Another post from the Wandering Cheesemonger finds her now interning at a goat and sheep dairy/cheese maker in Thurman, New York (upstate): Nettle Meadow. Below is her first communication from midst of the New Yorkers:
At Nettle Meadow, cheese chaos is the rule. There are three floors of people running around, making jokes about ‘cutting the cheese’, and trying to do everything that needs to be done. There are never enough hours in the day, a common symptom of farmstead cheesemaking, but somehow everything manages to get finished. I’ve been training at Nettle Meadow for 2 weeks now, and although I haven’t dropped any cheese in the shuffle yet, I have almost fallen head first in to the bulk tank of milk many times – the floor can get slippery when you’re working with so much whey!

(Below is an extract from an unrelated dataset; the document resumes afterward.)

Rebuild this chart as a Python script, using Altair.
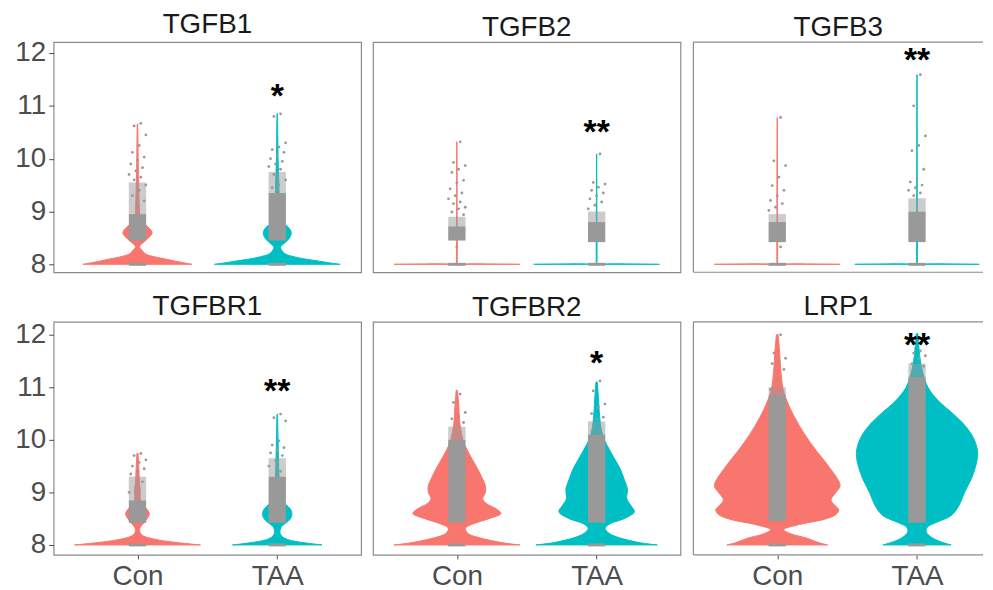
import altair as alt
import pandas as pd

genes = ["TGFB1", "TGFB2", "TGFB3", "TGFBR1", "TGFBR2", "LRP1"]
groups = ["Con", "TAA"]
group_colors = ["#F8766D", "#00BFC4"]

# ---- violin outlines: expression level (y) and half-width (w) ----
tgfb1_con_y = [8.0, 8.03, 8.06, 8.1, 8.14, 8.2, 8.27, 8.33, 8.39, 8.48, 8.6, 8.73, 8.82, 8.92, 9.1, 9.4, 9.8, 10.2, 10.65]
tgfb1_con_w = [0.39, 0.33, 0.27, 0.2, 0.126, 0.055, 0.031, 0.014, 0.031, 0.071, 0.105, 0.066, 0.031, 0.017, 0.013, 0.01, 0.006, 0.004, 0.002]
tgfb1_taa_y = [8.0, 8.03, 8.06, 8.1, 8.14, 8.2, 8.27, 8.33, 8.42, 8.51, 8.6, 8.7, 8.79, 8.92, 9.2, 9.5, 10.0, 10.4, 10.85]
tgfb1_taa_w = [0.45, 0.37, 0.3, 0.2, 0.126, 0.055, 0.031, 0.024, 0.06, 0.09, 0.1, 0.08, 0.036, 0.019, 0.014, 0.012, 0.006, 0.004, 0.002]
tgfb2_con_y = [8.0, 8.008, 8.016, 8.022, 8.03, 8.5, 9.0, 10.32]
tgfb2_con_w = [0.45, 0.2, 0.004, 0.003, 0.003, 0.003, 0.002, 0.001]
tgfb2_taa_y = [8.0, 8.008, 8.016, 8.022, 8.03, 8.5, 9.0, 10.09]
tgfb2_taa_w = [0.45, 0.2, 0.004, 0.003, 0.003, 0.003, 0.002, 0.001]
tgfb3_con_y = [8.0, 8.008, 8.016, 8.022, 8.03, 8.5, 9.0, 10.78]
tgfb3_con_w = [0.45, 0.2, 0.004, 0.003, 0.003, 0.003, 0.002, 0.001]
tgfb3_taa_y = [8.0, 8.008, 8.016, 8.022, 8.03, 8.5, 9.0, 11.59]
tgfb3_taa_w = [0.445, 0.2, 0.004, 0.003, 0.003, 0.003, 0.002, 0.001]
tgfbr1_con_y = [8.0, 8.04, 8.1, 8.17, 8.23, 8.32, 8.41, 8.51, 8.6, 8.7, 8.79, 8.89, 9.0, 9.2, 9.45, 9.74]
tgfbr1_con_w = [0.45, 0.30, 0.14, 0.043, 0.019, 0.017, 0.043, 0.071, 0.085, 0.062, 0.031, 0.019, 0.021, 0.014, 0.01, 0.004]
tgfbr1_taa_y = [8.0, 8.04, 8.1, 8.17, 8.26, 8.35, 8.45, 8.54, 8.64, 8.73, 8.83, 8.95, 9.2, 9.5, 10.0, 10.49]
tgfbr1_taa_w = [0.32, 0.197, 0.078, 0.031, 0.019, 0.031, 0.078, 0.102, 0.102, 0.078, 0.036, 0.019, 0.014, 0.01, 0.006, 0.002]
tgfbr2_con_y = [8.0, 8.04, 8.13, 8.22, 8.32, 8.41, 8.5, 8.6, 8.69, 8.79, 8.88, 9.0, 9.13, 9.25, 9.44, 9.63, 9.82, 10.0, 10.2, 10.38, 10.63, 10.94]
tgfbr2_con_w = [0.45, 0.33, 0.17, 0.078, 0.062, 0.126, 0.23, 0.315, 0.28, 0.21, 0.185, 0.204, 0.204, 0.185, 0.15, 0.11, 0.071, 0.043, 0.028, 0.019, 0.014, 0.005]
tgfbr2_taa_y = [8.0, 8.04, 8.13, 8.22, 8.32, 8.41, 8.5, 8.63, 8.75, 8.88, 9.06, 9.25, 9.44, 9.63, 9.82, 10.0, 10.2, 10.45, 10.76, 11.1]
tgfbr2_taa_w = [0.434, 0.315, 0.17, 0.09, 0.06, 0.10, 0.197, 0.27, 0.245, 0.216, 0.22, 0.197, 0.17, 0.13, 0.09, 0.055, 0.033, 0.021, 0.014, 0.005]
lrp1_con_y = [8.0, 8.04, 8.13, 8.21, 8.29, 8.39, 8.49, 8.58, 8.67, 8.76, 8.86, 9.0, 9.13, 9.47, 9.79, 10.1, 10.42, 10.73, 10.95, 11.36, 11.67, 12.0]
lrp1_con_w = [0.36, 0.30, 0.21, 0.10, 0.047, 0.16, 0.34, 0.42, 0.44, 0.41, 0.385, 0.42, 0.45, 0.375, 0.28, 0.197, 0.126, 0.071, 0.043, 0.024, 0.017, 0.006]
lrp1_taa_y = [8.0, 8.06, 8.15, 8.25, 8.34, 8.43, 8.56, 8.75, 9.0, 9.25, 9.5, 9.75, 10.0, 10.25, 10.5, 10.75, 11.0, 11.26, 11.5, 11.75, 12.02]
lrp1_taa_w = [0.244, 0.17, 0.10, 0.066, 0.074, 0.14, 0.245, 0.30, 0.34, 0.387, 0.42, 0.434, 0.41, 0.35, 0.256, 0.15, 0.078, 0.043, 0.024, 0.014, 0.006]

# ---- cell points: dense band, lighter band, and sparse high cells (order: gene x group) ----
band_lo = [8.45, 8.45, 8.45, 8.42, 8.42, 8.42, 8.42, 8.42, 8.42, 8.42, 8.45, 8.42]
band_hi = [8.95, 9.35, 8.72, 8.8, 8.8, 9.0, 8.85, 9.3, 10.0, 10.1, 10.85, 11.2]
haze_hi = [9.55, 9.75, 8.9, 9.0, 8.95, 9.25, 9.3, 9.65, 10.25, 10.35, 11.0, 11.45]
tgfb1_con_pts = [10.67, 10.62, 10.45, 10.25, 10.12, 10.03, 9.97, 9.9, 9.83, 9.77, 9.7, 9.65, 9.6, 9.5, 9.4, 9.3, 9.2, 9.1]
tgfb1_taa_pts = [10.85, 10.8, 10.3, 10.22, 10.17, 10.12, 10.06, 10.0, 9.95, 9.9, 9.85, 9.8, 9.7, 9.6, 9.5, 9.45]
tgfb2_con_pts = [10.32, 9.93, 9.87, 9.8, 9.74, 9.59, 9.54, 9.43, 9.35, 9.3, 9.24, 9.18, 9.15, 9.08, 9.05, 8.99, 8.94, 8.33]
tgfb2_taa_pts = [10.09, 9.55, 9.52, 9.46, 9.4, 9.35, 9.3, 9.24, 9.18, 9.12, 9.05]
tgfb3_con_pts = [10.78, 9.96, 9.87, 9.65, 9.49, 9.4, 9.3, 9.21, 9.15, 9.08, 9.02, 8.33]
tgfb3_taa_pts = [11.59, 11.0, 10.43, 10.25, 10.15, 9.8, 9.62, 9.56, 9.5, 9.45, 9.4, 9.35, 9.3]
tgfbr1_con_pts = [9.74, 9.7, 9.62, 9.57, 9.5, 9.45, 9.4, 9.35, 9.2, 9.1, 9.0]
tgfbr1_taa_pts = [10.49, 10.42, 10.36, 9.98, 9.9, 9.85, 9.8, 9.75, 9.7, 9.6, 9.5, 9.4]
tgfbr2_con_pts = [10.87, 10.71, 10.52, 10.45, 10.4, 10.33, 10.3]
tgfbr2_taa_pts = [11.12, 10.93, 10.68, 10.62, 10.5, 10.43, 10.4]
lrp1_con_pts = [12.0, 11.65, 11.55, 11.5, 11.45, 11.34, 11.12, 10.96]
lrp1_taa_pts = [11.69, 11.65, 11.6, 11.55, 11.45, 11.4]

# ---- significance marks above TAA ----
sig_label = ["*", "**", "**", "**", "*", "**"]
sig_y = [11.27, 10.6, 11.96, 11.02, 11.56, 11.9]

violins = {
    ("TGFB1", "Con"): (tgfb1_con_y, tgfb1_con_w, tgfb1_con_pts),
    ("TGFB1", "TAA"): (tgfb1_taa_y, tgfb1_taa_w, tgfb1_taa_pts),
    ("TGFB2", "Con"): (tgfb2_con_y, tgfb2_con_w, tgfb2_con_pts),
    ("TGFB2", "TAA"): (tgfb2_taa_y, tgfb2_taa_w, tgfb2_taa_pts),
    ("TGFB3", "Con"): (tgfb3_con_y, tgfb3_con_w, tgfb3_con_pts),
    ("TGFB3", "TAA"): (tgfb3_taa_y, tgfb3_taa_w, tgfb3_taa_pts),
    ("TGFBR1", "Con"): (tgfbr1_con_y, tgfbr1_con_w, tgfbr1_con_pts),
    ("TGFBR1", "TAA"): (tgfbr1_taa_y, tgfbr1_taa_w, tgfbr1_taa_pts),
    ("TGFBR2", "Con"): (tgfbr2_con_y, tgfbr2_con_w, tgfbr2_con_pts),
    ("TGFBR2", "TAA"): (tgfbr2_taa_y, tgfbr2_taa_w, tgfbr2_taa_pts),
    ("LRP1", "Con"): (lrp1_con_y, lrp1_con_w, lrp1_con_pts),
    ("LRP1", "TAA"): (lrp1_taa_y, lrp1_taa_w, lrp1_taa_pts),
}

v_rows, b_rows, p_rows = [], [], []
k = 0
for g in genes:
    for gi, grp in enumerate(groups):
        ys, ws, pts = violins[(g, grp)]
        pos = gi + 1
        for y, w in zip(ys, ws):
            v_rows.append({"gene": g, "group": grp, "pos": pos, "y": y, "w": w})
        b_rows.append({"gene": g, "group": grp, "pos": pos, "lo": band_lo[k], "hi": band_hi[k], "hz": haze_hi[k]})
        for y in pts:
            p_rows.append({"gene": g, "group": grp, "pos": pos, "y": y})
        k += 1
vdf = pd.DataFrame(v_rows)
bdf = pd.DataFrame(b_rows)
pdf = pd.DataFrame(p_rows)
sdf = pd.DataFrame({"gene": genes, "label": sig_label, "y": sig_y, "pos": [2] * len(genes)})

FONT = "Liberation Sans"
GREY = "#999999"
color_scale = alt.Scale(domain=groups, range=group_colors)
JW = 0.062  # half width of jitter band


def panel(i, gene):
    row, col = divmod(i, 3)
    W = 310 if col < 2 else 292
    if row == 0:
        H, ydom = 232, [7.85, 12.207]
    else:
        H, ydom = 235, [7.81, 12.245]
    xmax = 2.6 if col < 2 else 0.4 + 2.2 * W / 310
    xs = alt.Scale(domain=[0.4, xmax], nice=False, zero=False)
    ys = alt.Scale(domain=ydom, nice=False, zero=False)
    if row == 1:
        xa = alt.Axis(values=[1, 2], labelExpr="datum.value == 1 ? 'Con' : 'TAA'",
                      tickSize=4, labelPadding=4, title=None, grid=False, domain=False)
    else:
        xa = None
    if col == 0:
        ya = alt.Axis(values=[8, 9, 10, 11, 12], tickSize=5, labelPadding=3, title=None,
                      grid=False, domain=False)
    else:
        ya = None
    flt = alt.datum.gene == gene

    area = alt.Chart(vdf).transform_filter(flt).transform_calculate(
        xl="datum.pos - datum.w", xr="datum.pos + datum.w"
    ).mark_area(orient="horizontal", interpolate="catmull-rom", strokeWidth=1).encode(
        y=alt.Y("y:Q", scale=ys, axis=ya),
        x=alt.X("xl:Q", scale=xs, axis=xa),
        x2="xr:Q",
        color=alt.Color("group:N", scale=color_scale, legend=None),
        stroke=alt.Stroke("group:N", scale=color_scale, legend=None),
    )
    bands = alt.Chart(bdf).transform_filter(flt).transform_calculate(
        bl=f"datum.pos - {JW}", br=f"datum.pos + {JW}"
    )
    dense = bands.mark_rect(color=GREY).encode(
        x=alt.X("bl:Q", scale=xs, axis=xa), x2="br:Q",
        y=alt.Y("lo:Q", scale=ys, axis=ya), y2="hi:Q")
    haze = bands.mark_rect(color=GREY, opacity=0.5).encode(
        x=alt.X("bl:Q", scale=xs, axis=xa), x2="br:Q",
        y=alt.Y("hi:Q", scale=ys, axis=ya), y2="hz:Q")
    base = bands.mark_rule(color=GREY, strokeWidth=3).encode(
        x=alt.X("bl:Q", scale=xs, axis=xa), x2="br:Q",
        y=alt.Y(datum=8.0, scale=ys, axis=ya))
    pts = alt.Chart(pdf).transform_filter(flt).transform_window(
        idx="row_number()", groupby=["group"]
    ).transform_calculate(
        jx="datum.pos + ((datum.idx * 7) % 11 - 5) * 0.012"
    ).mark_circle(size=8, color=GREY, opacity=1).encode(
        x=alt.X("jx:Q", scale=xs, axis=xa),
        y=alt.Y("y:Q", scale=ys, axis=ya))
    stars = alt.Chart(sdf).transform_filter(flt).mark_text(
        fontSize=34, fontWeight="bold", color="black", baseline="alphabetic", dy=16, font=FONT
    ).encode(
        x=alt.X("pos:Q", scale=xs, axis=xa),
        y=alt.Y("y:Q", scale=ys, axis=ya),
        text="label:N")
    layers = [area, dense, haze, base, pts, stars]
    props = dict(width=W, height=H,
                 title=alt.TitleParams(gene, fontSize=28, font=FONT, fontWeight="normal",
                                       color="#1a1a1a", offset=0))
    if col == 2:
        one = alt.Data(values=[{}])
        bc = "#8a8a8a"
        layers += [
            alt.Chart(one).mark_rule(color=bc, strokeWidth=1.2).encode(
                x=alt.value(0), y=alt.value(0), y2=alt.value(H)),
            alt.Chart(one).mark_rule(color=bc, strokeWidth=1.2).encode(
                x=alt.value(0), x2=alt.value(W), y=alt.value(0)),
            alt.Chart(one).mark_rule(color=bc, strokeWidth=1.2).encode(
                x=alt.value(0), x2=alt.value(W), y=alt.value(H)),
        ]
        props["view"] = alt.ViewBackground(stroke="transparent")
    return alt.layer(*layers).properties(**props)


panels = [panel(i, g) for i, g in enumerate(genes)]
chart = alt.vconcat(
    alt.hconcat(*panels[:3], spacing=10),
    alt.hconcat(*panels[3:], spacing=10),
    spacing=13,
).properties(
    padding={"left": 6, "top": 0, "right": 0, "bottom": 0}
).configure_view(
    stroke="#8a8a8a", strokeWidth=1.2
).configure_axis(
    labelFont=FONT, labelFontSize=28, labelColor="#4D4D4D", tickColor="#4D4D4D"
).configure_title(
    font=FONT
)

chart.save("out.html", embed_options={"renderer": "svg", "actions": False})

A ‘make shift’ starts at 4 in the morning. You arrive alone, and spend the first four hours in the cheese room moving through the first steps of the process completely solo. It may sound painfully early to wake up at 3:30 a.m., but I think most people think of it as almost meditative; you may be tired, but at least you don’t have to talk to anyone (other than the ghosts that are rumored to live in Nettle Meadow’s cheese aging cellar). I haven’t started doing the 4:00 a.m. shifts yet, but I have to admit that I’m excited to get this one-on-one time with the cheese, ghosts or not!
I’m helping out in the cheese room and aging cellar, making cheese, aging it, and wrapping it up to send out to the world. Nettle Meadow makes quite a few different cheeses, but the most popular is Kunik, a semi-aged goat milk cheese with Jersey cow cream. Its creamy, rich, mild paste tastes decadent all by itself or with a drop of honey (my new go-to after work snack!). Kunik won first place in the Triple Crème category from the American Cheese Society in 2010, and is widely recognized as one of the most successful European style farmstead goat cheeses made in the United States today.
I’m also helping out with feeding kids and lambs, which is hands down the cutest part of my job. On my third day, my boss Shelia asked me if I would drive a couple of kids over to the other farm where we keep them (separating the kids from their moms helps to stop the spread of disease between the animals). I had visions of throwing 5 bleating baby goats in to the back of my mom’s Honda Civic, imagining with mild horror the mess the back seat would be, until Shelia pulled up in her car, explaining that they had a makeshift bed in the back for just such occasions.